Bu arada doğum günümüze yaklaşık 2 hafta kaldı. Hazırlıklarımız devam ediyor son hız. Biliyorum şu an pek bir şey anlamayacak ilk doğumgününden ama bu onun en özel doğum günü olacak. Aynı zamanda benim de anneliğimin ilk yılı.  Her şey güzel ve özel olsun istiyorum.

15 Ocak 2012 Pazar

Minik Adımlar

Aslında ilk denemesi 20 gün kadar önce olmuştu, biz Eskişehir’deyken. O kadar ani ve zamansız olmuştu ki, birkaç kere 2-3 saniyelik desteksiz ayakta durmasını saymazsak eğer, daha desteksiz duruyor bile denilemezdi. Nasıl oluğunu anlayamadan bir anda durduğu yerden bana iki adım atmıştı ama üçüncü adımda yere kapaklanmıştı. Sanırım çok korktu ve uzunca bir süre tekrar denemedi bile. Ben de çok üzerinde durmadım açıkçası üstüne gitmemek ve daha büyük bir korku yaratmamak için. Ta ki 3 gün öncesine kadar… Koltuğa sırtını yaslamış dururken bir baktım ki koltuktan ayrılmış ve tek başına ayakta duruyor. Üstelik o kadar uzun süre durdu ki, sanırım farkında bile değildi elindeki kumanda ile ilgilendiği için. Sonra tekrar bir yürüme denemesi yaptırmanın zamanı geldiğini düşünerek yarım metre ötesinde durdum ve kollarımı ona doğru açtım. Baktı, baktı, baktı ve gülerek bana doğru birkaç adım attı ve üzerime düştü sarılarak. Bu sefer farklıydı çünkü korkmadığını, aksine çok keyif aldığını hissettim ve defalarca aynı şeyi tekrarladık. Her seferinde büyük bir iş çıkarmış gibi gülüyordu, dahası benim de bundan ne kadar büyük mutluluk duyduğumun o kadar iyi farkındaydı ki, şımarık bir şekilde hem gülüp hem bana arılıyordu her üç beş adımın ardından…

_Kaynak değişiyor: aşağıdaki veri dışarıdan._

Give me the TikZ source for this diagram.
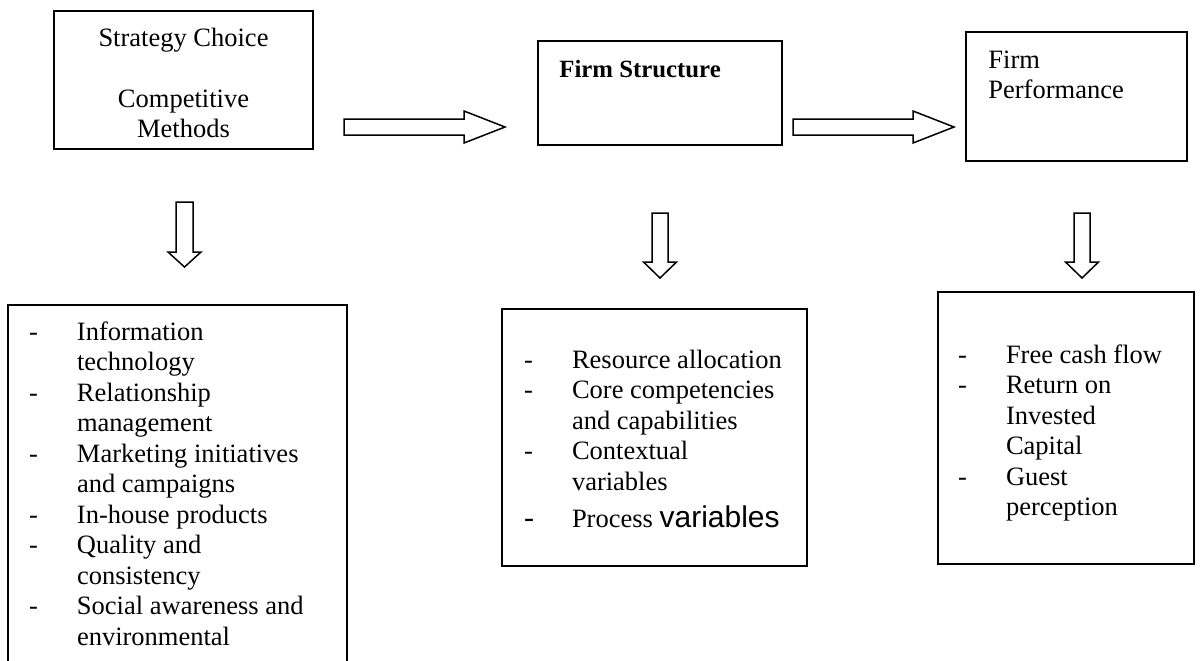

Biliyorum, daha uzun bir yolumuz var dengeli, kesintisiz adımlar için ama bu bile her şeye değer… Binlerce kez teşekkür ediyorum beni annesi olarak seçen minik kahramanıma…

1 Ocak 2012 Pazar

yeni yıl, yeni umutlar...

Daha farklı umutlarla girdim yeni yıla ben bu sene... Küçük bir can için çok güzel şeyler diledim... Saglık diledim, huzur diledim, mutluluk diledim. Bol bol uyku, uyuyan bir bebek, uyuyan bir anne, güzel güzel yemeğini yiyen mutlu bir bebek ve mutlu bir anne diledim diger senelerden farklı olarak....

İdil mi?  Yeni yılda hep benimle beraber olmak istediğini dilemiş sanırım... E bebek ya,  duaları da kabul oldu hemencecik... Yeni yılın ilk gecesinde neredeyse sabaha kadar annesiyle beraberdi bütünleşmiş bir şekilde.